Egged Irish Banker Readies to Give Evidence on CrisisJoe Brennan
The last time Dermot Gleeson appeared publicly to explain the collapse of the Irish financial system, an investor threw eggs at him, in an incident which came to symbolize national anger toward bankers.
Six years on, the former Allied Irish Banks Plc chairman will become the first senior banking executive to be questioned by a parliamentary inquiry into the nation’s financial collapse. Along with Donal Forde, the former head of the banker’s Irish retail business, he’ll be from be quizzed by lawmakers in Dublin on Thursday.
“We are heading into an important phase of the inquiry where we will hear from senior personalities and figures that were in positions of authority during the build-up to the crisis and the crisis itself,” Ciaran Lynch, a Labour Party lawmaker and chairman of the inquiry committee, said in an interview. “This will be the first time that many of those individuals will go on full and public record.”
Ireland rescued its banks after the worst real estate bust in western Europe, injecting about 64 billion euros ($68.9 billion) into the financial system. In 2010, with bank losses mounting, the government was forced to seek an international bailout. Much of the public blame for the crisis which devastated the economy has been laid at the feet of bankers.
In May 2009, an investor at a shareholder meeting threw two eggs at Gleeson, a former attorney general, on the eve of the first installment of the lender’s 21 billion-euro state bailout. Chair of the bank from 2003, he resigned in July 2009.
Former AIB chief executive officers, Eugene Sheehy and Michael Buckley and outgoing CEO David Duffy, are scheduled to appear before the committee on April 29, followed the next day by Brian Goggin, CEO of Bank of Ireland Plc between 2004 and 2009.
The committee said last week it agreed a way to collect evidence from former European Central Bank president, Jean-Claude Trichet, without him appearing before the inquiry. Trichet will address the Institute of International and European Affairs in Dublin on April 30, where his address and a question and answer session will be webcast.
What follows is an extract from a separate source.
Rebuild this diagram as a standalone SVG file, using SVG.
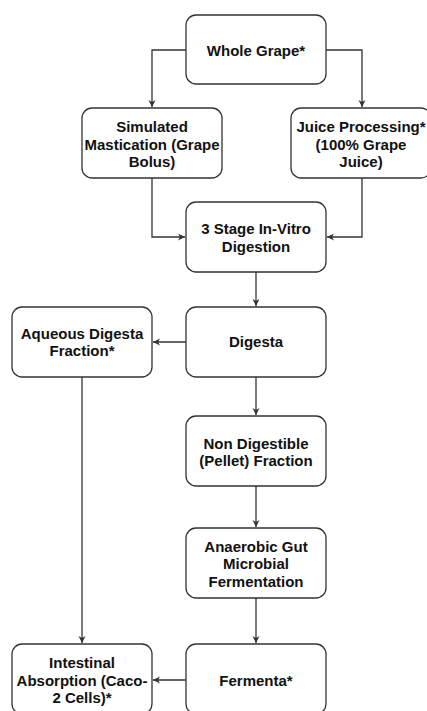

The inquiry started public hearings in December, questioning economists, media executives and realtors to lay out the context for the crisis.
Over 50 witnesses will be questioned in the second phase of the inquiry, with directors of the National Asset Management Agency, set up to cleanse banks of toxic loans, giving evidence today. The committee is slated to complete its final report in November.